## EXERCISE PROMPT
Quote exactly and only this range of lines in the data below: the line that holds "Emit a Python" to the line that holds "sy += [(y0 + uy", both included.

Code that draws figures
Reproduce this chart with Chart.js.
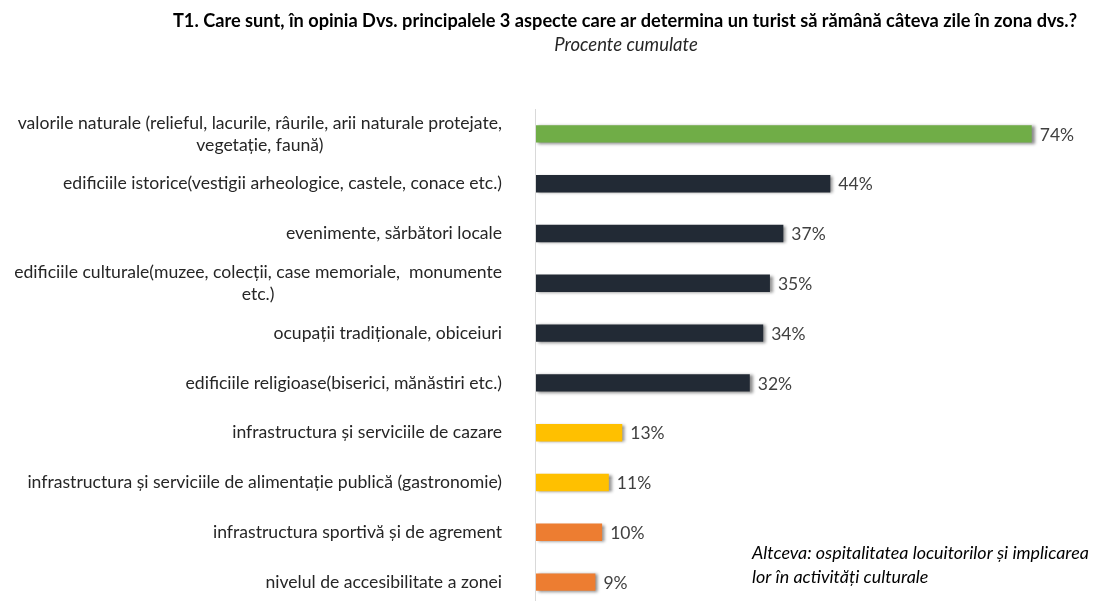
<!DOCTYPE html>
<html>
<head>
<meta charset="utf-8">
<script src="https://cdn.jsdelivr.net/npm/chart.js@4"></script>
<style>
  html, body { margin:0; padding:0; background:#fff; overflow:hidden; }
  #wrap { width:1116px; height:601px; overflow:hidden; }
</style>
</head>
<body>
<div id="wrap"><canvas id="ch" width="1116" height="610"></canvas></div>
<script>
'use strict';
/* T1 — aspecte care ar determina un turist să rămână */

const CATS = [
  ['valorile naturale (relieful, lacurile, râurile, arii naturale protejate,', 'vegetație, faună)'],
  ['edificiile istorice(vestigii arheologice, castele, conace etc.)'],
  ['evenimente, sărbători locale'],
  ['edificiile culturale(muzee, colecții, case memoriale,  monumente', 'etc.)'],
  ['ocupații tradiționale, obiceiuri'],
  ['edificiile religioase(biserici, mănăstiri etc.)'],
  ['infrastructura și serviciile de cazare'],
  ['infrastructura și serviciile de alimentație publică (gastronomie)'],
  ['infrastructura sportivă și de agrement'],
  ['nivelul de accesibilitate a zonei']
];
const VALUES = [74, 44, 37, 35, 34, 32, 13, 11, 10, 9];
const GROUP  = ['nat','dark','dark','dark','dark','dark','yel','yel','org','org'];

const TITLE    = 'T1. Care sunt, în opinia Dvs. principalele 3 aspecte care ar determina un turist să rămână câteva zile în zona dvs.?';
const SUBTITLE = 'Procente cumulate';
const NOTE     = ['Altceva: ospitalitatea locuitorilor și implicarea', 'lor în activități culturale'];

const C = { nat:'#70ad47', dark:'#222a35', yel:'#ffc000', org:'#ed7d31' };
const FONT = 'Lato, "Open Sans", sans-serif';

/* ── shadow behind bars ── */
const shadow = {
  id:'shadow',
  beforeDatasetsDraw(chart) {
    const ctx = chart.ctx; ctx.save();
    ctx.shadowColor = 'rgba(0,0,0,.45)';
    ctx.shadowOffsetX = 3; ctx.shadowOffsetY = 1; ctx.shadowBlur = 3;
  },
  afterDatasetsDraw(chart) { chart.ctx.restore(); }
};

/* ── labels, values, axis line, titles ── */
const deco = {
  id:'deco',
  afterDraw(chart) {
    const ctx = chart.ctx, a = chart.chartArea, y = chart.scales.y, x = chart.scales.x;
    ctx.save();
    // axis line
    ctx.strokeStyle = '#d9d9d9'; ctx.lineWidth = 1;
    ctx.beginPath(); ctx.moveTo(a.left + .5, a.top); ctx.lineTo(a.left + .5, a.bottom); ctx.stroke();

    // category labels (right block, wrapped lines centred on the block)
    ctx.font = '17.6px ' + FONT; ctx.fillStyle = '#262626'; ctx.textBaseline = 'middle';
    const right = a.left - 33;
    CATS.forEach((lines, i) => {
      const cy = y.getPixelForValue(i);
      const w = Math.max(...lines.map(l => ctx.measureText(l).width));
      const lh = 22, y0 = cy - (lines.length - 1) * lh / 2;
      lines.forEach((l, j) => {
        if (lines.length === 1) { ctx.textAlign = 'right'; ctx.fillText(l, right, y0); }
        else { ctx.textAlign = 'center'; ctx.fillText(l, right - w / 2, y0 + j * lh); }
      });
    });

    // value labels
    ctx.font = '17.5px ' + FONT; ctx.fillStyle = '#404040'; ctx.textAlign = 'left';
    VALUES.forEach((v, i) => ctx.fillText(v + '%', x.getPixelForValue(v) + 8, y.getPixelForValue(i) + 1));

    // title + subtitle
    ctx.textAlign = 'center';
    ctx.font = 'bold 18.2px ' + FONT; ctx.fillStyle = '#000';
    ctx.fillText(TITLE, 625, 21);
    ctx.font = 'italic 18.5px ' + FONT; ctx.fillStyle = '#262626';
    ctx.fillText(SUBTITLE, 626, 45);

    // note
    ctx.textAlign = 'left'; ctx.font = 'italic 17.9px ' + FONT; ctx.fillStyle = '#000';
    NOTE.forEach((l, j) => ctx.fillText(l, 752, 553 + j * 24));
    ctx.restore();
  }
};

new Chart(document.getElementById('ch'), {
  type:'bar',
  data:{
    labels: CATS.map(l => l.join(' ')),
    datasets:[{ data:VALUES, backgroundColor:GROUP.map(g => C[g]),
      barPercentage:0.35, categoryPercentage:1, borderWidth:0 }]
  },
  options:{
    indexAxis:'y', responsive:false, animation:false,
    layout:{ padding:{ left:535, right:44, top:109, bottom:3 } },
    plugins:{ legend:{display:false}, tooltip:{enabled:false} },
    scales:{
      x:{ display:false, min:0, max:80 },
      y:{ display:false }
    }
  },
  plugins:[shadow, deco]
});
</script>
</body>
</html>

...

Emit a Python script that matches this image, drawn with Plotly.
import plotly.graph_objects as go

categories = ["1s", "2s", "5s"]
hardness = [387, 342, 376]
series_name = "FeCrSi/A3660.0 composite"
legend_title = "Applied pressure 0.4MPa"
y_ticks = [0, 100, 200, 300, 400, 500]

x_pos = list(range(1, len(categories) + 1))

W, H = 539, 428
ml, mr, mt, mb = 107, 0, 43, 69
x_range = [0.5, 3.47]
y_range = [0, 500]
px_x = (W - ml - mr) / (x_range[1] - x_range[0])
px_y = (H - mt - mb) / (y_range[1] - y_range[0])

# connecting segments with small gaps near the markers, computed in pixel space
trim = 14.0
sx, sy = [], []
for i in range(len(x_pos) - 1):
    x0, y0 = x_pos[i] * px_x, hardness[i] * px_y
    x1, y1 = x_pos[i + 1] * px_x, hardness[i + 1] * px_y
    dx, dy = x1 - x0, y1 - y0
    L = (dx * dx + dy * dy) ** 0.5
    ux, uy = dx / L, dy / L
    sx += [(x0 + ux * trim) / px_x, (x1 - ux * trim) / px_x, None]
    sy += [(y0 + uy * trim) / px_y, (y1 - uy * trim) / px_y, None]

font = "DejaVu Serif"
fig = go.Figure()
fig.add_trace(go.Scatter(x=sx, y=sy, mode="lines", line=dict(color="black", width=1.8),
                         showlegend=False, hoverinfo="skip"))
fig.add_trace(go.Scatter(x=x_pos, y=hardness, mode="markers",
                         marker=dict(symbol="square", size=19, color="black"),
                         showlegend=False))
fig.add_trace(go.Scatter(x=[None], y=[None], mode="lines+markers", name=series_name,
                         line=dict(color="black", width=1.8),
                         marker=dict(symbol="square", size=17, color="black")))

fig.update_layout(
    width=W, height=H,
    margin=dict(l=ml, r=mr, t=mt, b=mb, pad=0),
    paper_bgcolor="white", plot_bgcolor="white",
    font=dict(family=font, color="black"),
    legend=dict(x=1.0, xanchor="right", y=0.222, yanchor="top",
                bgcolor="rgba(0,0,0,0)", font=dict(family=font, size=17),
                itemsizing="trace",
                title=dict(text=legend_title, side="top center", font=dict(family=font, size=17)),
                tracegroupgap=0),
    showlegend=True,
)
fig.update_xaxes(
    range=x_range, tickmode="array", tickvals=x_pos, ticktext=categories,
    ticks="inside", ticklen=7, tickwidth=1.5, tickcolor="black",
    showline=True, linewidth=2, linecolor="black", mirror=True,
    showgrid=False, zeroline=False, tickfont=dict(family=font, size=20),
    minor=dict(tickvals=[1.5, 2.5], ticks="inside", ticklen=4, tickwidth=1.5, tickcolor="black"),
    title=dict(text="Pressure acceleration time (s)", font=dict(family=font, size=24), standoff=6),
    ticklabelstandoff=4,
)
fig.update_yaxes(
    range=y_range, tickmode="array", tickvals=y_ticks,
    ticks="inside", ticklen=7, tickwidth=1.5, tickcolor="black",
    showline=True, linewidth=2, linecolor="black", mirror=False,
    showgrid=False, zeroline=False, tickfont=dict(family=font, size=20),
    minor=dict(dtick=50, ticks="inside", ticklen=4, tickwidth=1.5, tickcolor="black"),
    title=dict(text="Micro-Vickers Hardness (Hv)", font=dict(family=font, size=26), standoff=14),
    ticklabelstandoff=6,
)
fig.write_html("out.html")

## FINAL RESULT
Emit a Python script that matches this image, drawn with Plotly.
import plotly.graph_objects as go

categories = ["1s", "2s", "5s"]
hardness = [387, 342, 376]
series_name = "FeCrSi/A3660.0 composite"
legend_title = "Applied pressure 0.4MPa"
y_ticks = [0, 100, 200, 300, 400, 500]

x_pos = list(range(1, len(categories) + 1))

W, H = 539, 428
ml, mr, mt, mb = 107, 0, 43, 69
x_range = [0.5, 3.47]
y_range = [0, 500]
px_x = (W - ml - mr) / (x_range[1] - x_range[0])
px_y = (H - mt - mb) / (y_range[1] - y_range[0])

# connecting segments with small gaps near the markers, computed in pixel space
trim = 14.0
sx, sy = [], []
for i in range(len(x_pos) - 1):
    x0, y0 = x_pos[i] * px_x, hardness[i] * px_y
    x1, y1 = x_pos[i + 1] * px_x, hardness[i + 1] * px_y
    dx, dy = x1 - x0, y1 - y0
    L = (dx * dx + dy * dy) ** 0.5
    ux, uy = dx / L, dy / L
    sx += [(x0 + ux * trim) / px_x, (x1 - ux * trim) / px_x, None]
    sy += [(y0 + uy * trim) / px_y, (y1 - uy * trim) / px_y, None]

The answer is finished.